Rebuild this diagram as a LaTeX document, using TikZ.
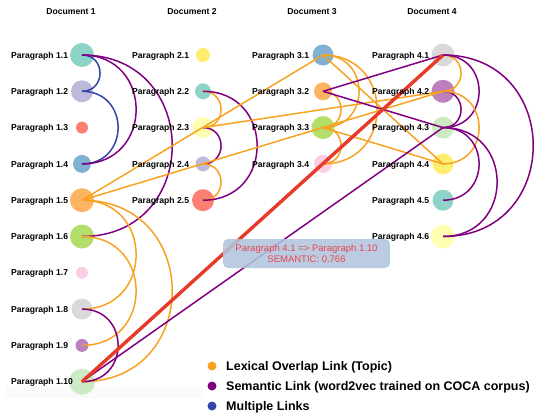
\documentclass[tikz,border=0pt]{standalone}
\usepackage{fontspec}
\setmainfont{Liberation Sans}
\usepackage{tikz}
\definecolor{cteal}{HTML}{8DD3C7}
\definecolor{cpale}{HTML}{FFFFB3}
\definecolor{clav}{HTML}{BEBADA}
\definecolor{csalmon}{HTML}{FB8072}
\definecolor{cblue}{HTML}{80B1D3}
\definecolor{corange}{HTML}{FDB462}
\definecolor{cgreen}{HTML}{B3DE69}
\definecolor{cpink}{HTML}{FCCDE5}
\definecolor{cgray}{HTML}{D9D9D9}
\definecolor{cplum}{HTML}{BC80BD}
\definecolor{cmint}{HTML}{CCEBC5}
\definecolor{cyellow}{HTML}{FFED6F}
\definecolor{lexlink}{RGB}{247,163,33}
\definecolor{semlink}{RGB}{128,0,128}
\definecolor{multilink}{RGB}{51,68,170}
\definecolor{picklink}{RGB}{232,58,40}
\definecolor{tiptext}{RGB}{232,70,75}
\definecolor{tipfill}{RGB}{176,196,222}

\begin{document}
\begin{tikzpicture}[
  x=1pt, y=-1pt,
  dot/.style={circle, inner sep=0pt, draw=none},
  para/.style={
    anchor=base west,
    yshift=-3.1pt,
    inner sep=0pt,
    font=\fontsize{8.6}{10}\selectfont\bfseries
  },
  doctitle/.style={anchor=base, yshift=-3.1pt, inner sep=0pt,
    font=\fontsize{8.6}{10}\selectfont\bfseries},
  lex/.style={draw=lexlink, line width=1.5pt},
  sem/.style={draw=semlink, line width=1.5pt},
  multi/.style={draw=multilink, line width=1.5pt},
  pick/.style={draw=picklink, line width=3.4pt},
  bow/.style={out=0, in=0, looseness=1.7},
  tip/.style={
    rounded corners=5pt,
    fill=tipfill,
    fill opacity=0.88,
    text opacity=1,
    text=tiptext,
    align=center,
    minimum width=167pt,
    minimum height=29pt,
    inner sep=0pt,
    font=\fontsize{9.5}{11}\selectfont
  },
  keydot/.style={circle, inner sep=0pt, minimum size=9pt},
  key/.style={anchor=base west, yshift=-4.5pt, inner sep=0pt,
    font=\fontsize{12.5}{14}\selectfont\bfseries}
]
\useasboundingbox (0,0) rectangle (535,415);
\fill[black!2] (5,385) rectangle (203,398);

% document titles
\node[doctitle] (d1) at (71,11) {Document 1};
\node[doctitle] (d2) at (192,11) {Document 2};
\node[doctitle] (d3) at (312,11) {Document 3};
\node[doctitle] (d4) at (432,11) {Document 4};

% paragraphs
\node[dot, minimum size=24pt, fill=cteal] (p11) at (82,55) {};
\node[dot, minimum size=22pt, fill=clav] (p12) at (82,91.3) {};
\node[dot, minimum size=12pt, fill=csalmon] (p13) at (82,127.6) {};
\node[dot, minimum size=18pt, fill=cblue] (p14) at (82,163.9) {};
\node[dot, minimum size=24pt, fill=corange] (p15) at (82,200.2) {};
\node[dot, minimum size=24pt, fill=cgreen] (p16) at (82,236.5) {};
\node[dot, minimum size=12pt, fill=cpink] (p17) at (82,272.8) {};
\node[dot, minimum size=21pt, fill=cgray] (p18) at (82,309.1) {};
\node[dot, minimum size=13pt, fill=cplum] (p19) at (82,345.4) {};
\node[dot, minimum size=26pt, fill=cmint] (p110) at (82,381.7) {};

\node[dot, minimum size=14pt, fill=cyellow] (p21) at (203,55) {};
\node[dot, minimum size=16pt, fill=cteal] (p22) at (203,91.3) {};
\node[dot, minimum size=21pt, fill=cpale] (p23) at (203,127.6) {};
\node[dot, minimum size=15pt, fill=clav] (p24) at (203,163.9) {};
\node[dot, minimum size=22pt, fill=csalmon] (p25) at (203,200.2) {};

\node[dot, minimum size=21pt, fill=cblue] (p31) at (323,55) {};
\node[dot, minimum size=18pt, fill=corange] (p32) at (323,91.3) {};
\node[dot, minimum size=23pt, fill=cgreen] (p33) at (323,127.6) {};
\node[dot, minimum size=18pt, fill=cpink] (p34) at (323,163.9) {};

\node[dot, minimum size=23pt, fill=cgray] (p41) at (443,55) {};
\node[dot, minimum size=23pt, fill=cplum] (p42) at (443,91.3) {};
\node[dot, minimum size=22pt, fill=cmint] (p43) at (443,127.6) {};
\node[dot, minimum size=21pt, fill=cyellow] (p44) at (443,163.9) {};
\node[dot, minimum size=21pt, fill=cteal] (p45) at (443,200.2) {};
\node[dot, minimum size=24pt, fill=cpale] (p46) at (443,236.5) {};

% links within a document
\draw[multi] (p11.center) to[bow] (p12.center);
\draw[multi] (p12.center) to[bow] (p14.center);
\draw[sem] (p11.center) to[bow] (p14.center);
\draw[sem] (p11.center) to[bow] (p16.center);
\draw[lex] (p15.center) to[bow] (p18.center);
\draw[lex] (p16.center) to[bow] (p19.center);
\draw[lex] (p15.center) to[bow] (p110.center);
\draw[sem] (p18.center) to[bow] (p110.center);
\draw[lex] (p22.center) to[bow] (p23.center);
\draw[sem] (p23.center) to[bow] (p24.center);
\draw[lex] (p24.center) to[bow] (p25.center);
\draw[sem] (p22.center) to[bow] (p25.center);
\draw[lex] (p31.center) to[bow] (p33.center);
\draw[lex] (p31.center) to[bow] (p34.center);
\draw[lex] (p32.center) to[bow] (p33.center);
\draw[lex] (p33.center) to[bow] (p34.center);
\draw[lex] (p41.center) to[bow] (p42.center);
\draw[sem] (p41.center) to[bow] (p43.center);
\draw[sem] (p41.center) to[bow] (p46.center);
\draw[sem] (p42.center) to[bow] (p43.center);
\draw[lex] (p42.center) to[bow] (p44.center);
\draw[sem] (p43.center) to[bow] (p45.center);
\draw[sem] (p43.center) to[bow] (p46.center);

% links across documents
\draw[lex] (p15.center) -- (p31.center);
\draw[lex] (p15.center) -- (p42.center);
\draw[lex] (p23.center) -- (p42.center);
\draw[lex] (p31.center) -- (p44.center);
\draw[lex] (p33.center) -- (p44.center);
\draw[sem] (p32.center) -- (p41.center);
\draw[sem] (p32.center) -- (p43.center);
\draw[sem] (p43.center) -- (p110.center);
\draw[pick] (p41.center) -- (p110.center);

% paragraph labels
\node[para] (l11) at (11,55) {Paragraph 1.1};
\node[para] (l12) at (11,91.3) {Paragraph 1.2};
\node[para] (l13) at (11,127.6) {Paragraph 1.3};
\node[para] (l14) at (11,163.9) {Paragraph 1.4};
\node[para] (l15) at (11,200.2) {Paragraph 1.5};
\node[para] (l16) at (11,236.5) {Paragraph 1.6};
\node[para] (l17) at (11,272.8) {Paragraph 1.7};
\node[para] (l18) at (11,309.1) {Paragraph 1.8};
\node[para] (l19) at (11,345.4) {Paragraph 1.9};
\node[para] (l110) at (11,381.7) {Paragraph 1.10};
\node[para] (l21) at (132,55) {Paragraph 2.1};
\node[para] (l22) at (132,91.3) {Paragraph 2.2};
\node[para] (l23) at (132,127.6) {Paragraph 2.3};
\node[para] (l24) at (132,163.9) {Paragraph 2.4};
\node[para] (l25) at (132,200.2) {Paragraph 2.5};
\node[para] (l31) at (252,55) {Paragraph 3.1};
\node[para] (l32) at (252,91.3) {Paragraph 3.2};
\node[para] (l33) at (252,127.6) {Paragraph 3.3};
\node[para] (l34) at (252,163.9) {Paragraph 3.4};
\node[para] (l41) at (372,55) {Paragraph 4.1};
\node[para] (l42) at (372,91.3) {Paragraph 4.2};
\node[para] (l43) at (372,127.6) {Paragraph 4.3};
\node[para] (l44) at (372,163.9) {Paragraph 4.4};
\node[para] (l45) at (372,200.2) {Paragraph 4.5};
\node[para] (l46) at (372,236.5) {Paragraph 4.6};

% tooltip
\node[tip] (tipbox) at (306.5,253.5)
  {Paragraph 4.1 => Paragraph 1.10\\SEMANTIC: 0.766};

% legend
\node[keydot, fill=lexlink] (k1) at (212,366) {};
\node[keydot, fill=semlink] (k2) at (212,386) {};
\node[keydot, fill=multilink] (k3) at (212,406) {};
\node[key] (k1t) at (226,366) {Lexical Overlap Link (Topic)};
\node[key] (k2t) at (226,386) {Semantic Link (word2vec trained on COCA corpus)};
\node[key] (k3t) at (226,406) {Multiple Links};
\end{tikzpicture}
\end{document}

TASK DETAILS:
Return nothing but the lines running from the start of the data to the line with "(d4) at (432,11)", please, both ends included and no pictures.

ANSWER TO THE EXERCISE:
Rebuild this diagram as a LaTeX document, using TikZ.
\documentclass[tikz,border=0pt]{standalone}
\usepackage{fontspec}
\setmainfont{Liberation Sans}
\usepackage{tikz}
\definecolor{cteal}{HTML}{8DD3C7}
\definecolor{cpale}{HTML}{FFFFB3}
\definecolor{clav}{HTML}{BEBADA}
\definecolor{csalmon}{HTML}{FB8072}
\definecolor{cblue}{HTML}{80B1D3}
\definecolor{corange}{HTML}{FDB462}
\definecolor{cgreen}{HTML}{B3DE69}
\definecolor{cpink}{HTML}{FCCDE5}
\definecolor{cgray}{HTML}{D9D9D9}
\definecolor{cplum}{HTML}{BC80BD}
\definecolor{cmint}{HTML}{CCEBC5}
\definecolor{cyellow}{HTML}{FFED6F}
\definecolor{lexlink}{RGB}{247,163,33}
\definecolor{semlink}{RGB}{128,0,128}
\definecolor{multilink}{RGB}{51,68,170}
\definecolor{picklink}{RGB}{232,58,40}
\definecolor{tiptext}{RGB}{232,70,75}
\definecolor{tipfill}{RGB}{176,196,222}

\begin{document}
\begin{tikzpicture}[
  x=1pt, y=-1pt,
  dot/.style={circle, inner sep=0pt, draw=none},
  para/.style={
    anchor=base west,
    yshift=-3.1pt,
    inner sep=0pt,
    font=\fontsize{8.6}{10}\selectfont\bfseries
  },
  doctitle/.style={anchor=base, yshift=-3.1pt, inner sep=0pt,
    font=\fontsize{8.6}{10}\selectfont\bfseries},
  lex/.style={draw=lexlink, line width=1.5pt},
  sem/.style={draw=semlink, line width=1.5pt},
  multi/.style={draw=multilink, line width=1.5pt},
  pick/.style={draw=picklink, line width=3.4pt},
  bow/.style={out=0, in=0, looseness=1.7},
  tip/.style={
    rounded corners=5pt,
    fill=tipfill,
    fill opacity=0.88,
    text opacity=1,
    text=tiptext,
    align=center,
    minimum width=167pt,
    minimum height=29pt,
    inner sep=0pt,
    font=\fontsize{9.5}{11}\selectfont
  },
  keydot/.style={circle, inner sep=0pt, minimum size=9pt},
  key/.style={anchor=base west, yshift=-4.5pt, inner sep=0pt,
    font=\fontsize{12.5}{14}\selectfont\bfseries}
]
\useasboundingbox (0,0) rectangle (535,415);
\fill[black!2] (5,385) rectangle (203,398);

% document titles
\node[doctitle] (d1) at (71,11) {Document 1};
\node[doctitle] (d2) at (192,11) {Document 2};
\node[doctitle] (d3) at (312,11) {Document 3};
\node[doctitle] (d4) at (432,11) {Document 4};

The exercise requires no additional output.